Exercise requirements:
Identify the lines holding "that" and copy them.
[begin Data to use]
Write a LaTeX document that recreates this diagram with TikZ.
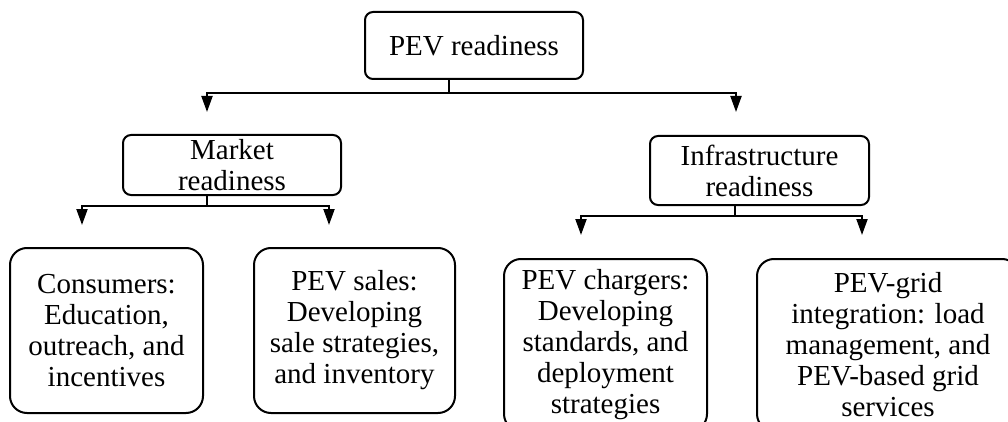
\documentclass[tikz,border=0pt]{standalone}
\usepackage{fontspec}
\setmainfont{Liberation Serif}
\usetikzlibrary{arrows.meta, positioning}

\begin{document}
\begin{tikzpicture}[
    x=1pt, y=1pt,
    every node/.style={font=\fontsize{29}{31}\selectfont, align=center, inner sep=0pt},
    box/.style={draw, line width=2pt, rounded corners=8pt},
    leaf/.style={draw, line width=2pt, rounded corners=17pt, minimum height=165pt},
    line/.style={line width=2pt},
    arrow/.style={line width=2pt, -{Triangle[length=16pt, width=11pt]}},
  ]
  \useasboundingbox (0,0) rectangle (1008,-422);

  % Root node
  \node[box, minimum width=218pt, minimum height=67pt] (pev) at (474,-45.5) {PEV readiness};

  % Second level
  \node[box, minimum width=218pt, minimum height=60pt] (market) at (232,-165) {Market\\readiness};
  \node[box, minimum width=219pt, minimum height=69pt] (infra) at (759.5,-170.5) {Infrastructure\\readiness};

  % Leaves under market readiness
  \node[leaf, minimum width=193pt] (cons) at (106.5,-330.5)
    {Consumers:\\Education,\\outreach, and\\incentives};
  \node[leaf, minimum width=201pt] (sales) [right=49pt of cons]
    {PEV sales:\\Developing\\sale strategies,\\and inventory};

  % Leaves under infrastructure readiness
  \node[leaf, minimum width=203pt, minimum height=172pt] (chargers) at (605.5,-345)
    {PEV chargers:\\Developing\\standards, and\\deployment\\strategies};
  \node[leaf, minimum width=262pt, minimum height=172pt] (grid) [right=48pt of chargers]
    {PEV-grid\\integration: load\\management, and\\PEV-based grid\\services};

  % Bus joints and free arrow ends
  \coordinate (j0) at (449,-93);
  \coordinate (t0l) at (207,-112);
  \coordinate (t0r) at (736,-112);
  \coordinate (j1) at (207,-206);
  \coordinate (t1l) at (82,-225);
  \coordinate (t1r) at (329,-225);
  \coordinate (j2) at (735,-216);
  \coordinate (t2l) at (581,-235);
  \coordinate (t2r) at (862,-235);

  % Root to second level
  \draw[line] (pev.south -| j0) -- (j0);
  \draw[arrow] (j0) -| (t0l);
  \draw[arrow] (j0) -| (t0r);

  % Market readiness to its leaves
  \draw[line] (market.south -| j1) -- (j1);
  \draw[arrow] (j1) -| (t1l);
  \draw[arrow] (j1) -| (t1r);

  % Infrastructure readiness to its leaves
  \draw[line] (infra.south -| j2) -- (j2);
  \draw[arrow] (j2) -| (t2l);
  \draw[arrow] (j2) -| (t2r);
\end{tikzpicture}
\end{document}
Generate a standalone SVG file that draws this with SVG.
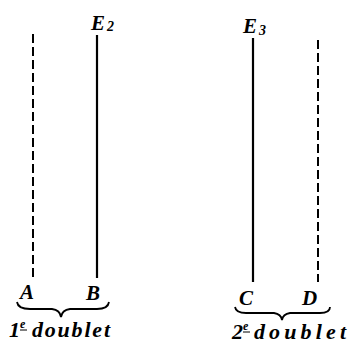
<svg xmlns="http://www.w3.org/2000/svg" width="355" height="346" viewBox="0 0 355 346">
<style>
.solid{stroke:#000;stroke-width:2.2;fill:none}
.dash{stroke:#000;stroke-width:2;fill:none;stroke-dasharray:9 4}
.brace{stroke:#000;stroke-width:1.8;fill:none}
.lbl{font-family:"Liberation Serif",serif;font-style:italic;font-weight:bold;font-size:21px;fill:#000}
.sub{font-family:"Liberation Serif",serif;font-style:italic;font-weight:bold;font-size:14px;fill:#000}
.cap{font-family:"Liberation Serif",serif;font-style:italic;font-weight:bold;font-size:22px;fill:#000}
.sup{font-family:"Liberation Serif",serif;font-style:italic;font-weight:bold;font-size:12px;fill:#000}
</style>
<rect width="355" height="346" fill="#fff"/>
<g id="lines">
<line id="A-line" class="dash" x1="33" y1="34" x2="33" y2="277"/>
<line id="B-line" class="solid" x1="97" y1="35" x2="97" y2="278"/>
<line id="C-line" class="solid" x1="253" y1="38" x2="253" y2="282"/>
<line id="D-line" class="dash" x1="318" y1="40" x2="318" y2="282"/>
</g>
<g id="E2"><text class="lbl" x="91" y="30">E</text><text class="sub" x="107" y="31">2</text></g>
<g id="E3"><text class="lbl" x="243" y="33">E</text><text class="sub" x="259" y="35">3</text></g>
<g id="A"><text class="lbl" x="20" y="299">A</text></g>
<g id="B"><text class="lbl" x="86" y="300">B</text></g>
<g id="C"><text class="lbl" x="239" y="305">C</text></g>
<g id="D"><text class="lbl" x="302" y="305">D</text></g>
<g id="doublet1">
<path class="brace" d="M17 302 Q18 309 30 309 L52 309 Q60 310 61 317 Q62 310 70 309 L97 309 Q108 309 109 302"/>
<text class="cap" x="9" y="337">1</text>
<text class="sup" x="20" y="328">e</text>
<line x1="20" y1="330" x2="27" y2="330" stroke="#000" stroke-width="1"/>
<text class="cap" x="32" y="337" textLength="78" lengthAdjust="spacing">doublet</text>
</g>
<g id="doublet2">
<path class="brace" d="M235 307 Q236 313 246 313 L274 313 Q281 314 282 320 Q283 314 290 313 L320 313 Q330 313 330 307"/>
<text class="cap" x="232" y="339">2</text>
<text class="sup" x="243" y="330">e</text>
<line x1="243" y1="332" x2="250" y2="332" stroke="#000" stroke-width="1"/>
<text class="cap" x="254" y="339" textLength="92" lengthAdjust="spacing">doublet</text>
</g>
</svg>
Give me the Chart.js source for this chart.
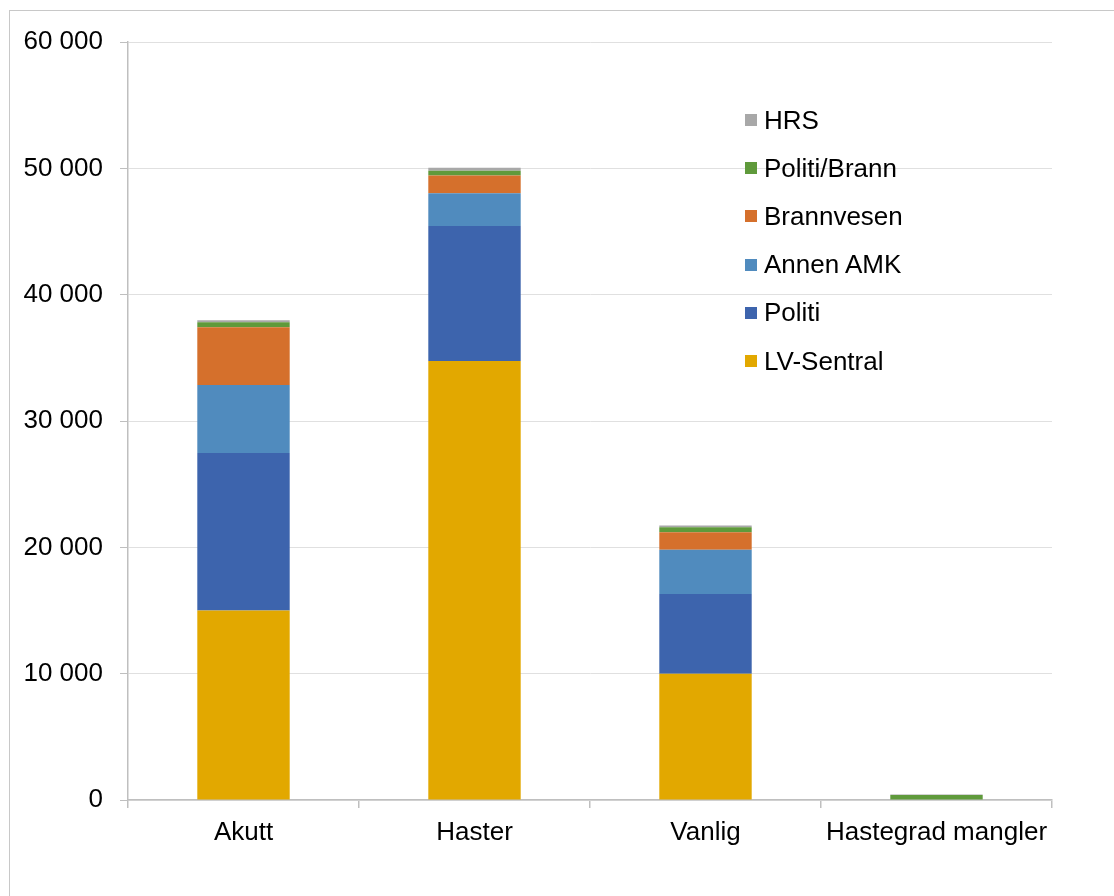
<!DOCTYPE html>
<html>
<head>
<meta charset="utf-8">
<script src="https://cdn.jsdelivr.net/npm/chart.js@4"></script>
<style>
  html, body { margin: 0; padding: 0; background: #fff; }
  body { width: 1114px; height: 896px; position: relative; overflow: hidden; font-family: "Liberation Sans", Arial, sans-serif; }
  #frame { position: absolute; left: 9px; top: 10px; width: 1200px; height: 1000px; border: 1px solid #c8c8c8; box-sizing: border-box; }
  #wrap { position: absolute; left: 0; top: 0; width: 1114px; height: 896px; }
  #legend { position: absolute; left: 745px; top: 96px; }
  .item { display: flex; align-items: center; height: 48.2px; font-size: 26px; color: #000; }
  .box { width: 12px; height: 12px; margin-right: 7px; }
</style>
</head>
<body>
<div id="frame"></div>
<div id="wrap"><canvas id="myChart" width="1114" height="896"></canvas></div>
<div id="legend"></div>
<script>
// categories and series
const categories = ['Akutt', 'Haster', 'Vanlig', 'Hastegrad mangler'];
const lvSentral  = [15000, 34750, 10000, 0];
const politi     = [12470, 10690, 6300, 0];
const annenAmk   = [5380, 2590, 3510, 0];
const brannvesen = [4570, 1400, 1380, 0];
const politiBrann = [400, 370, 400, 390];
const hrs        = [150, 240, 130, 40];
const yTicks = [0, 10000, 20000, 30000, 40000, 50000, 60000];

const series = [
  { label: 'LV-Sentral', data: lvSentral, color: '#E2A800' },
  { label: 'Politi', data: politi, color: '#3D64AD' },
  { label: 'Annen AMK', data: annenAmk, color: '#508BBE' },
  { label: 'Brannvesen', data: brannvesen, color: '#D5702C' },
  { label: 'Politi/Brann', data: politiBrann, color: '#5F9A3B' },
  { label: 'HRS', data: hrs, color: '#A8A8A8' }
];

function fmt(v) {
  return String(v).replace(/\B(?=(\d{3})+(?!\d))/g, ' ');
}

const ctx = document.getElementById('myChart').getContext('2d');
new Chart(ctx, {
  type: 'bar',
  data: {
    labels: categories,
    datasets: series.map(s => ({
      label: s.label,
      data: s.data,
      backgroundColor: s.color,
      borderWidth: 0,
      categoryPercentage: 1,
      barPercentage: 0.4
    }))
  },
  options: {
    responsive: false,
    animation: false,
    layout: { padding: { left: 0, top: 42, right: 62, bottom: 0 } },
    plugins: { legend: { display: false }, tooltip: { enabled: false } },
    scales: {
      x: {
        stacked: true,
        afterFit: s => { s.height = 96; },
        grid: { display: true, offset: true, drawOnChartArea: false, drawTicks: true, tickLength: 8, color: '#BFBFBF', lineWidth: 1.5 },
        border: { color: '#BFBFBF', width: 1.5 },
        ticks: { color: '#000', font: { family: 'Liberation Sans', size: 26 }, padding: 9, maxRotation: 0, autoSkip: false }
      },
      y: {
        stacked: true,
        min: 0,
        max: 60000,
        afterFit: s => { s.width = 128; },
        afterBuildTicks: s => { s.ticks = yTicks.map(v => ({ value: v })); },
        grid: { color: '#E0E0E0', lineWidth: 1, drawTicks: true, tickLength: 8, tickColor: '#BFBFBF' },
        border: { color: '#BFBFBF', width: 1.5 },
        ticks: { color: '#000', font: { family: 'Liberation Sans', size: 26 }, padding: 17, callback: v => fmt(v) }
      }
    }
  }
});

// legend, reversed order like the original
const legend = document.getElementById('legend');
series.slice().reverse().forEach(s => {
  const row = document.createElement('div');
  row.className = 'item';
  row.innerHTML = '<span class="box" style="background:' + s.color + '"></span>' + s.label;
  legend.appendChild(row);
});
</script>
</body>
</html>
[end Data to use]
Answer below:
Write a LaTeX document that recreates this diagram with TikZ.
Generate a standalone SVG file that draws this with SVG.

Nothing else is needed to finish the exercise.